Allora qual è il posto dell’alchimia nel mondo moderno?
È molto importante. È tanto più importante che io credo, non tanto alla sua resurrezione, perché essa è sempre esistita, ma al favore che conosce nuovamente, obbedendo a una corrente cosmica che gli antichi avevano ben intravisto, vale a dire i suoi universali.
E attualmente, vede, io stesso quando ho visto questo movimento che si sviluppa, questo movimento, questo ritorno in grazia dell’alchimia, avevo creduto fosse un semplice entusiasmo passeggero, invece no. È un movimento profondo, molto reale, e che si estende sempre più e che, soprattutto, interessa la gioventù.
Ma come spiega questo entusiasmo dei giovani per l’alchimia?
Si può pensare che vi sia in loro, in questa gioventù, un’insoddisfazione. Innanzitutto nell’insegnamento che ricevono. La scienza, diciamo, qualifichiamola “ufficiale”, se vogliamo, la scienza insegnata presenta certe lacune. Lacune che l’alchimia viene a colmare. Esiste un ambito che è deliberatamente respinto, ignorato: l’ambito spirituale.
Ambito che personalità come Einstein stesso hanno riconosciuto, anche attraverso le sue matematiche, come un piano superiore. Divino, bisogna pur dirlo. Anche Oppenheimer vi giunse, dopo la sua famosa bomba. Attualmente continua a cercare la verità e proprio questo enigma che rimane dietro le equazioni matematiche, le quali, giunte a un certo punto, non sono più controllabili.
E c’è un altro fattore che interviene: questa sorta di abbandono delle forze spirituali, prendiamo in particolare la massoneria e la Chiesa. La massoneria che cerca sempre il verbum dimissum, la parola perduta, e la Chiesa che sembra proprio sul punto di perderla. Ciò che avviene nel vostro laboratorio, non fosse altro che con l’abbandono del rituale magico della messa, l’abbandono del latino e poi questo ricorso a un ecumenismo per compiacere.

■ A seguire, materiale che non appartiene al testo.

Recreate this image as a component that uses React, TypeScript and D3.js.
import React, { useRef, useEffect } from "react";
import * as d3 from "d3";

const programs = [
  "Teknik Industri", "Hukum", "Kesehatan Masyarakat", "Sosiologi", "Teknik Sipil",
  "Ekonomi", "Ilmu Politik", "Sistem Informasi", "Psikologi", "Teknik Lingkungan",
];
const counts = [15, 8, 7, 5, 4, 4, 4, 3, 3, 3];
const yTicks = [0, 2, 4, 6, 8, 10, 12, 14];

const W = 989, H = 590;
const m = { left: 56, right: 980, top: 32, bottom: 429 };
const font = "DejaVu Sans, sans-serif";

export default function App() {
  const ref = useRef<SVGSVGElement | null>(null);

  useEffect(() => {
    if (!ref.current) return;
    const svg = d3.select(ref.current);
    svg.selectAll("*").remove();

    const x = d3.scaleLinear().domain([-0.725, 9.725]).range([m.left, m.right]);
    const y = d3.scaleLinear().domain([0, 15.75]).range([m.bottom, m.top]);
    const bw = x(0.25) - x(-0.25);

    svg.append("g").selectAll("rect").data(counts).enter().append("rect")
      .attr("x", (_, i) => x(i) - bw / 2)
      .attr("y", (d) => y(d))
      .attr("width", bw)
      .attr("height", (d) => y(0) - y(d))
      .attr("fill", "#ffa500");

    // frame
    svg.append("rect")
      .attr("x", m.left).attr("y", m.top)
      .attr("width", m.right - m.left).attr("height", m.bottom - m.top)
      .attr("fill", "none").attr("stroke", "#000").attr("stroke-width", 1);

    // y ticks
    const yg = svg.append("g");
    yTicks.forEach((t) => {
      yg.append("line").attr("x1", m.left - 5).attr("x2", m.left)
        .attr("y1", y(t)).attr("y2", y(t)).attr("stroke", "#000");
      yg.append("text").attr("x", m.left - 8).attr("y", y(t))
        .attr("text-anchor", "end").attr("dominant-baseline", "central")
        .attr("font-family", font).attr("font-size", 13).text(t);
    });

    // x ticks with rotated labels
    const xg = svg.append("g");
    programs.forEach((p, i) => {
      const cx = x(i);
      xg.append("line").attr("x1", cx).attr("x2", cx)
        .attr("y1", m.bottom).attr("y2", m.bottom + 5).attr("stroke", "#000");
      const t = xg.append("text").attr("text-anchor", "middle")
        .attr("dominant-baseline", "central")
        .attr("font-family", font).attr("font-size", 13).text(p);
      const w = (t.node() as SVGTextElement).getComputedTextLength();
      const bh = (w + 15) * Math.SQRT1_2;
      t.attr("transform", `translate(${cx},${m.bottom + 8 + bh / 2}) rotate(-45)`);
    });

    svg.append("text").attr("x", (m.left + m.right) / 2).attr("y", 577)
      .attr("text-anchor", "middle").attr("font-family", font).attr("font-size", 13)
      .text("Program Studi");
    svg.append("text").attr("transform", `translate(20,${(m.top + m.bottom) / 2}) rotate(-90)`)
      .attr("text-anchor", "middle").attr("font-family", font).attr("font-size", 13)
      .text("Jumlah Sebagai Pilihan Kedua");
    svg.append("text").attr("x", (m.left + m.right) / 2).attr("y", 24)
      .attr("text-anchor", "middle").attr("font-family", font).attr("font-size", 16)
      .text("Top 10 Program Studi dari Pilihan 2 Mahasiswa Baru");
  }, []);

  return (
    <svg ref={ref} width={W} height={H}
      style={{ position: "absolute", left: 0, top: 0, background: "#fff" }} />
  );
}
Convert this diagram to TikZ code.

Quali operazioni svolgete attualmente nel vostro forno, nel vostro laboratorio? Sono sempre le stesse operazioni. Quelle che il filosofo, lo stesso alchimista, eseguiva nei templi egizi o nelle officine del Medioevo. L’alchimia è immutabile.
Su un piano pratico, cosa può portare l’alchimia al mondo moderno?
Essa apporterà al mondo equilibrio che gli manca.